The bill is identical to one that passed the House on June 6, 2007, by a two-thirds majority vote of 256-128, and, as with past bills, would prohibit the tribe from participating in gambling.
“We have hit the ground running to continue the fight for Lumbee recognition,” McIntyre said in a press release. “It is time for discrimination to end and recognition to begin.
“For over 100 years, the Lumbee people have been seeking the dignity and respect they deserve from the federal recognition. The House overwhelmingly approved this exact bill last year, and I will be working feverishly to pass this important measure again,” said McIntyre.
He said the Lumbee bill has 47 co-sponsors and has been referred to the House Committee on Natural Resources. The committee could hold a hearing on the bill or use testimony from previous hearings for its report to send to the full House for consideration.
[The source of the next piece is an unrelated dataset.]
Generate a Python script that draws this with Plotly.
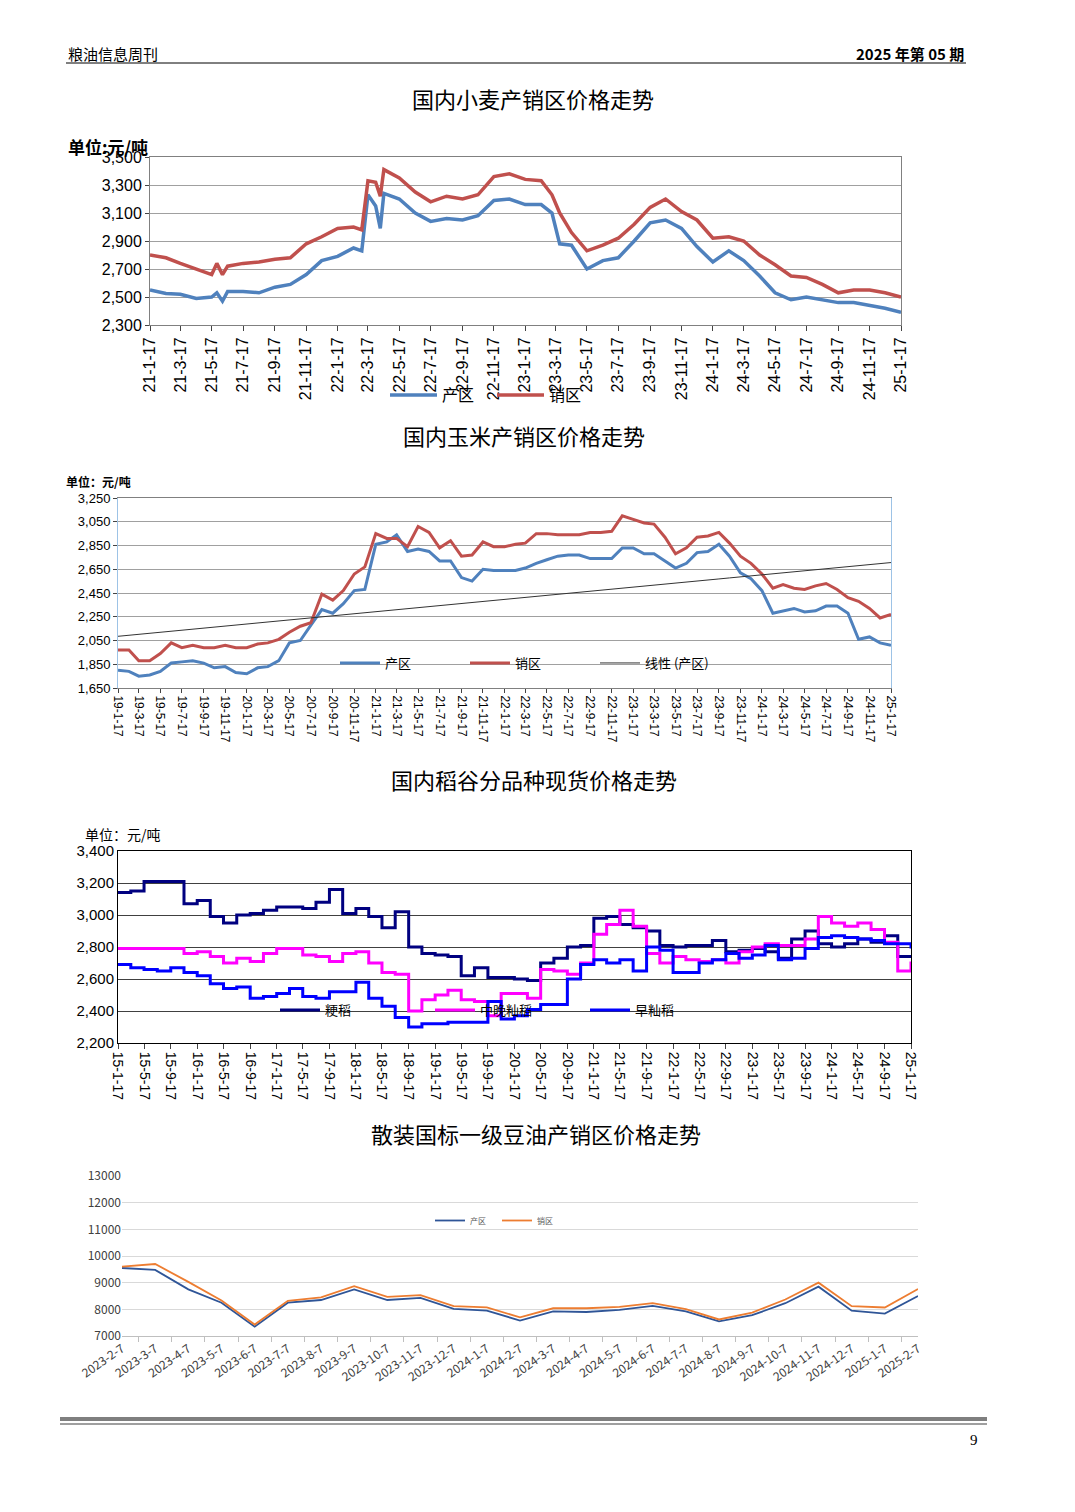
import plotly.graph_objects as go
import numpy as np
import pandas as pd

# ---------- Chart 1: wheat ----------
wheat_dates = ["2021-01-17","2021-02-17","2021-03-17","2021-04-17","2021-05-17","2021-05-27","2021-06-07","2021-06-17","2021-07-17","2021-08-17",
 "2021-09-17","2021-10-17","2021-11-17","2021-12-17","2022-01-17","2022-02-17","2022-03-05","2022-03-17","2022-04-01","2022-04-10",
 "2022-04-17","2022-05-17","2022-06-17","2022-07-17","2022-08-17","2022-09-17","2022-10-17","2022-11-17","2022-12-17","2023-01-17",
 "2023-02-17","2023-03-10","2023-03-25","2023-04-17","2023-05-17","2023-06-17","2023-07-17","2023-08-17","2023-09-17","2023-10-17",
 "2023-11-17","2023-12-17","2024-01-17","2024-02-17","2024-03-17","2024-04-17","2024-05-17","2024-06-17","2024-07-17","2024-08-17",
 "2024-09-17","2024-10-17","2024-11-17","2024-12-17","2025-01-17"]
wheat_prod = [2550,2525,2520,2490,2500,2530,2470,2540,2540,2530,
 2570,2590,2660,2760,2790,2850,2830,3230,3150,2990,
 3240,3200,3100,3040,3060,3050,3080,3190,3200,3160,
 3160,3100,2880,2870,2700,2760,2780,2900,3030,3050,
 2990,2860,2750,2830,2760,2650,2530,2480,2500,2480,
 2460,2460,2440,2420,2390]
wheat_sale = [2800,2780,2740,2700,2660,2740,2660,2720,2740,2750,
 2770,2780,2880,2930,2990,3000,2980,3330,3320,3220,
 3410,3350,3250,3180,3220,3200,3230,3360,3380,3340,
 3330,3230,3100,2960,2830,2870,2920,3020,3140,3200,
 3110,3050,2920,2930,2900,2800,2730,2650,2640,2590,
 2530,2550,2550,2530,2500]
wheat_ticks = pd.date_range("2021-01-01", "2025-01-01", freq="2MS") + pd.Timedelta(days=16)
wheat_ticktext = [f"{d.year%100}-{d.month}-17" for d in wheat_ticks]

# ---------- Chart 2: corn ----------
corn_dates = (pd.date_range("2019-01-01", "2025-01-01", freq="MS") + pd.Timedelta(days=16))
corn_prod = [1800,1790,1750,1760,1790,1860,1870,1880,1860,1820,1830,1780,
 1770,1820,1830,1880,2030,2050,2180,2310,2280,2360,2470,2480,
 2860,2880,2940,2800,2820,2800,2720,2720,2580,2550,2650,2640,
 2640,2640,2660,2700,2730,2760,2770,2770,2740,2740,2740,2830,
 2830,2780,2780,2720,2660,2700,2790,2800,2860,2760,2620,2570,
 2470,2280,2300,2320,2290,2300,2340,2340,2280,2060,2080,2030,
 2010]
corn_sale = [1970,1970,1880,1880,1940,2030,1990,2010,1990,1990,2010,1990,
 1990,2020,2030,2060,2120,2170,2200,2440,2390,2470,2610,2670,
 2950,2910,2910,2840,3010,2960,2830,2890,2760,2770,2880,2840,
 2840,2860,2870,2950,2950,2940,2940,2940,2960,2960,2970,3100,
 3070,3040,3030,2920,2780,2830,2920,2930,2960,2870,2760,2700,
 2610,2490,2520,2490,2480,2510,2530,2480,2410,2380,2320,2240,
 2270]
corn_ticks = pd.date_range("2019-01-01", "2025-01-01", freq="2MS") + pd.Timedelta(days=16)
corn_ticktext = [f"{d.year%100}-{d.month}-17" for d in corn_ticks]

# ---------- Chart 3: rice ----------
rice_dates = pd.date_range("2015-01-01", "2025-01-01", freq="2MS") + pd.Timedelta(days=16)
rice_japonica = [3140,3150,3210,3210,3210,3070,3090,2990,2950,3000,3010,3030,
 3050,3050,3040,3080,3160,3010,3040,2990,2920,3020,2800,2760,
 2750,2740,2620,2670,2610,2610,2600,2590,2700,2730,2800,2810,
 2980,2990,2940,2920,2900,2810,2800,2810,2810,2840,2770,2780,
 2790,2770,2730,2850,2900,2820,2800,2820,2850,2830,2870,2740,2750]
rice_midlate = [2790,2790,2790,2790,2790,2760,2770,2740,2700,2730,2710,2760,
 2790,2790,2750,2740,2710,2760,2770,2700,2640,2630,2400,2470,
 2500,2530,2470,2460,2370,2510,2510,2480,2660,2650,2630,2700,
 2880,2940,3030,2930,2760,2700,2740,2720,2710,2720,2700,2770,
 2800,2820,2810,2810,2850,2990,2950,2930,2950,2910,2830,2650,2710]
rice_early = [2690,2670,2660,2650,2670,2640,2620,2570,2540,2550,2480,2490,
 2510,2540,2490,2480,2520,2520,2580,2480,2430,2360,2300,2320,
 2320,2330,2330,2330,2460,2350,2370,2410,2440,2440,2600,2690,
 2720,2700,2720,2650,2800,2780,2640,2640,2700,2720,2760,2730,
 2750,2810,2720,2730,2790,2860,2870,2860,2850,2840,2820,2820,2790]
rice_ticks = pd.date_range("2015-01-01", "2025-01-01", freq="4MS") + pd.Timedelta(days=16)
rice_ticktext = [f"{d.year%100}-{d.month}-17" for d in rice_ticks]

# ---------- Chart 4: soybean oil ----------
soy_cats = ["2023-2-7","2023-3-7","2023-4-7","2023-5-7","2023-6-7","2023-7-7","2023-8-7","2023-9-7","2023-10-7","2023-11-7",
 "2023-12-7","2024-1-7","2024-2-7","2024-3-7","2024-4-7","2024-5-7","2024-6-7","2024-7-7","2024-8-7","2024-9-7",
 "2024-10-7","2024-11-7","2024-12-7","2025-1-7","2025-2-7"]
soy_prod = [9550,9480,8750,8250,7350,8250,8350,8750,8350,8430,8020,7950,7580,7920,7900,7980,8130,7920,7550,7780,8230,8850,7950,7840,8500]
soy_sale = [9600,9700,9030,8330,7430,8320,8450,8870,8470,8530,8120,8070,7700,8040,8040,8090,8230,8010,7620,7880,8370,9000,8120,8070,8760]

W, H = 1075, 1512
def px(x): return x / W
def py(y): return 1 - y / H

CJK = "Noto Sans CJK SC"
fig = go.Figure()

fig.add_trace(go.Scatter(x=wheat_dates, y=wheat_prod, name="产区", mode="lines", line=dict(color="#4F81BD", width=3.5), xaxis="x", yaxis="y", legend="legend"))
fig.add_trace(go.Scatter(x=wheat_dates, y=wheat_sale, name="销区", mode="lines", line=dict(color="#C0504D", width=3.5), xaxis="x", yaxis="y", legend="legend"))
fit = np.polyfit(np.arange(len(corn_prod)), corn_prod, 1)
trend = np.polyval(fit, np.arange(len(corn_prod)))
fig.add_trace(go.Scatter(x=corn_dates, y=corn_prod, name="产区", mode="lines", line=dict(color="#4F81BD", width=3), xaxis="x2", yaxis="y2", legend="legend2"))
fig.add_trace(go.Scatter(x=corn_dates, y=corn_sale, name="销区", mode="lines", line=dict(color="#C0504D", width=3), xaxis="x2", yaxis="y2", legend="legend2"))
fig.add_trace(go.Scatter(x=corn_dates, y=trend, name="线性 (产区)", mode="lines", line=dict(color="#333333", width=1), xaxis="x2", yaxis="y2", legend="legend2"))
fig.add_trace(go.Scatter(x=rice_dates, y=rice_japonica, name="粳稻", mode="lines", line=dict(color="#000080", width=3, shape="hv"), xaxis="x3", yaxis="y3", legend="legend3"))
fig.add_trace(go.Scatter(x=rice_dates, y=rice_midlate, name="中晚籼稻", mode="lines", line=dict(color="#FF00FF", width=3, shape="hv"), xaxis="x3", yaxis="y3", legend="legend3"))
fig.add_trace(go.Scatter(x=rice_dates, y=rice_early, name="早籼稻", mode="lines", line=dict(color="#0000FF", width=3, shape="hv"), xaxis="x3", yaxis="y3", legend="legend3"))
fig.add_trace(go.Scatter(x=soy_cats, y=soy_prod, name="产区", mode="lines", line=dict(color="#2F5597", width=1.8), xaxis="x4", yaxis="y4", legend="legend4"))
fig.add_trace(go.Scatter(x=soy_cats, y=soy_sale, name="销区", mode="lines", line=dict(color="#ED7D31", width=1.8), xaxis="x4", yaxis="y4", legend="legend4"))

tf = dict(family="Arial, Liberation Sans", color="black")

fig.update_layout(
    width=W, height=H, margin=dict(l=0, r=0, t=0, b=0, autoexpand=False),
    paper_bgcolor="white", plot_bgcolor="white",
    font=dict(family=CJK, color="black"),
    xaxis=dict(domain=[px(150), px(901)], anchor="y", type="date", range=["2021-01-17", "2025-01-17"],
               tickvals=wheat_ticks, ticktext=wheat_ticktext, tickangle=-90, ticks="outside", ticklen=5,
               tickfont=dict(size=16, **tf), showgrid=False, showline=True, linecolor="#808080", mirror=True, automargin=False),
    yaxis=dict(domain=[py(325), py(157)], anchor="x", range=[2300, 3500], tick0=2300, dtick=200, tickformat=",",
               tickfont=dict(size=16, **tf), gridcolor="#A0A0A0", ticks="outside", ticklen=4,
               showline=True, linecolor="#808080", mirror=True, automargin=False),
    xaxis2=dict(domain=[px(118), px(891)], anchor="y2", type="date", range=["2019-01-17", "2025-01-17"],
                tickvals=corn_ticks, ticktext=corn_ticktext, tickangle=90, ticks="outside", ticklen=4,
                tickfont=dict(size=12, **tf), showgrid=False, showline=True, linecolor="#808080", mirror=True, automargin=False),
    yaxis2=dict(domain=[py(688), py(498)], anchor="x2", range=[1650, 3250], tick0=1650, dtick=200, tickformat=",",
                tickfont=dict(size=13, **tf), gridcolor="#A0A0A0", ticks="outside", ticklen=4,
                showline=True, linecolor="#9DC3E6", mirror=True, automargin=False),
    xaxis3=dict(domain=[px(118), px(911)], anchor="y3", type="date", range=["2015-01-17", "2025-01-17"],
                tickvals=rice_ticks, ticktext=rice_ticktext, tickangle=90, ticks="outside", ticklen=5,
                tickfont=dict(size=14, **tf), showgrid=False, showline=True, linecolor="black", mirror=True, automargin=False),
    yaxis3=dict(domain=[py(1043), py(851)], anchor="x3", range=[2200, 3400], dtick=200, tickformat=",",
                tickfont=dict(size=15, **tf), gridcolor="#404040", gridwidth=1.2, showline=True, linecolor="black", mirror=True, automargin=False),
    xaxis4=dict(domain=[px(122), px(918)], anchor="y4", type="category", tickangle=-35, ticks="outside",
                tickson="boundaries", ticklen=5, tickcolor="#BFBFBF", tickfont=dict(size=12, color="#404040", family=CJK),
                showgrid=False, showline=True, linecolor="#BFBFBF", automargin=False),
    yaxis4=dict(domain=[py(1336), py(1176)], anchor="x4", range=[7000, 13000], dtick=1000, tickformat="d",
                tickfont=dict(size=12, color="#404040", family=CJK), gridcolor="#D9D9D9", showline=False, automargin=False),
    legend=dict(orientation="h", x=px(385), y=py(378), xanchor="left", yanchor="top", bgcolor="rgba(0,0,0,0)",
                font=dict(size=16, family=CJK), entrywidth=45, itemwidth=47),
    legend2=dict(orientation="h", x=px(335), y=py(648), xanchor="left", yanchor="top", bgcolor="rgba(0,0,0,0)",
                 font=dict(size=13, family=CJK), entrywidth=75, itemwidth=40),
    legend3=dict(orientation="h", x=px(275), y=py(995), xanchor="left", yanchor="top", bgcolor="rgba(0,0,0,0)",
                 font=dict(size=13, family=CJK), entrywidth=100, itemwidth=40),
    legend4=dict(orientation="h", x=px(430), y=py(1206), xanchor="left", yanchor="top", bgcolor="rgba(0,0,0,0)",
                 font=dict(size=8, color="#595959", family=CJK), entrywidth=22, itemwidth=30),
)

ann = [
    dict(text="粮油信息周刊", x=px(66), y=py(54), xanchor="left", font=dict(size=15)),
    dict(text="<b>2025 年第 05 期</b>", x=px(966), y=py(54), xanchor="right", font=dict(size=15)),
    dict(text="国内小麦产销区价格走势", x=px(533), y=py(98), font=dict(size=22)),
    dict(text="<b>单位:元/吨</b>", x=px(66), y=py(147), xanchor="left", font=dict(size=17)),
    dict(text="国内玉米产销区价格走势", x=px(524), y=py(435), font=dict(size=22)),
    dict(text="<b>单位：元/吨</b>", x=px(64), y=py(481), xanchor="left", font=dict(size=12)),
    dict(text="国内稻谷分品种现货价格走势", x=px(534), y=py(779), font=dict(size=22)),
    dict(text="单位：元/吨", x=px(83), y=py(834), xanchor="left", font=dict(size=14)),
    dict(text="散装国标一级豆油产销区价格走势", x=px(536), y=py(1133), font=dict(size=22)),
    dict(text="9", x=px(980), y=py(1440), font=dict(size=15, family="Liberation Serif")),
]
for a in ann:
    a.update(xref="paper", yref="paper", showarrow=False, yanchor="middle")
fig.update_layout(annotations=ann)

fig.update_layout(shapes=[
    dict(type="line", xref="paper", yref="paper", x0=px(66), x1=px(966), y0=py(63), y1=py(63), line=dict(color="black", width=1)),
    dict(type="line", xref="paper", yref="paper", x0=px(60), x1=px(987), y0=py(1419), y1=py(1419), line=dict(color="#7F7F7F", width=4)),
    dict(type="line", xref="paper", yref="paper", x0=px(60), x1=px(987), y0=py(1424), y1=py(1424), line=dict(color="#7F7F7F", width=1.5)),
])

fig.write_html("out.html", config={"displayModeBar": False},
               post_script="document.body.style.margin='0';document.body.style.overflow='hidden';")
Arlinda Locklear, the tribe’s lawyer, said the fact that McIntyre submitted the bill on the first day Congress was in session shows his commitment and how important Lumbee recognition is to him. McIntyre is a Democrat from Lumberton.
“As far as our prospects, we have even more support going into it this Congress than in the last Congress,” Locklear said. “We have support from the White House to the committee level.”
Tribal Council member Louise Mitchell, who is on the tribe’s Federal Recognition Committee, said the tribe believes it has a better shot at getting the bill passed because of the Democratic stronghold in Congress.
“We are hopeful and are looking forward to the bipartisan support from the Republican side,” she said. “We do have some good friends on the Republican side.”
The biggest challenge for the tribe has been in the Senate. The bill did not make it to the floor last year for a vote.
Newly-elected Sen. Kay Hagan, who unseated Sen. Elizabeth Dole in the November election, is expected to follow Dole’s lead in supporting the bill.
Lumbee efforts to gain federal recognition have spanned more than 100 years. Congress passed a bill in 1956 that recognized them as American Indians, but did not provide benefits given to other tribes with the same status. Over the ensuing years, the tribe has lost out on millions of dollars for education, health care and economic development.
“It is time they achieve federal recognition,” McIntyre said.